Culinary Celery Seed
The kind of celery seed you see in small jars at the grocery doesn’t actually come from the celery plant you eat. It is the seed of a celery ancestor called smallage or wild celery. The seeds of this biennial are so small that it takes about 760,000 to make a pound of seed. The domesticated celery and celeriac, or celery root, both descended from smallage.
Hybrid Celery Seeds
Hybrids are plants that result from the cross of two parent lines. They often exhibit what is called “hybrid vigor” and may be strong growers or have other positive qualities. However, you can’t use their seeds unless you are willing to have great variation in the offspring, as hybrid seeds won’t grow true to type. Most grocery store celery is from hybrid plants.
Open-Pollinated Celery Seeds
Open-pollinated plants produce seeds that grow true to type. You can save seeds from these plants with a reasonable expectation that the offspring will be the same as the parent plant. Smallage is open-pollinated, as are many older celery plants – sometimes called heirlooms or heritage celery. Some open-pollinated stalk celery varieties include:
- Red Stalk
- Golden Pascal
Growing Your Own
If you want actual smallage seeds, you may find some in specialty seed catalogs. Seeds from the store may have been heat-treated (and won’t grow) or come from hybrid seeds.
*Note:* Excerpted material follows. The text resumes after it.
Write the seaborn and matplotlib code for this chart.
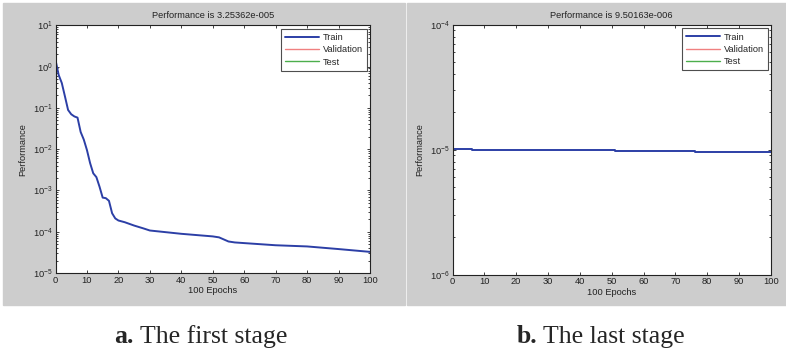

Seeds for culinary celery are readily available. Plant in early spring, with nutrient-rich, moist soil. The plants must winter over, as the lacy flower umbels and seeds are produced in the second spring.
Harvesting Celery Seeds
Celery is pollinated by insects. If you want to keep the seed pure so you can continue to grow your own, plant only one variety or cage the plants. The seeds will gradually change from yellow-green to brown and begin to dry. Harvest as the seeds dry, as they don’t all ripen at the same time and will fall off the stems when dry.
Using Celery Seeds
Celery seed is a common component of pickling mixes and brine recipes. It is also ground and added to salt to make a flavored salt. The seeds may be sprinkled on foods such as breads and potato salads. Celery seed is also added to coleslaw. The flavor of these small seeds is surprisingly strong, so don’t overdo.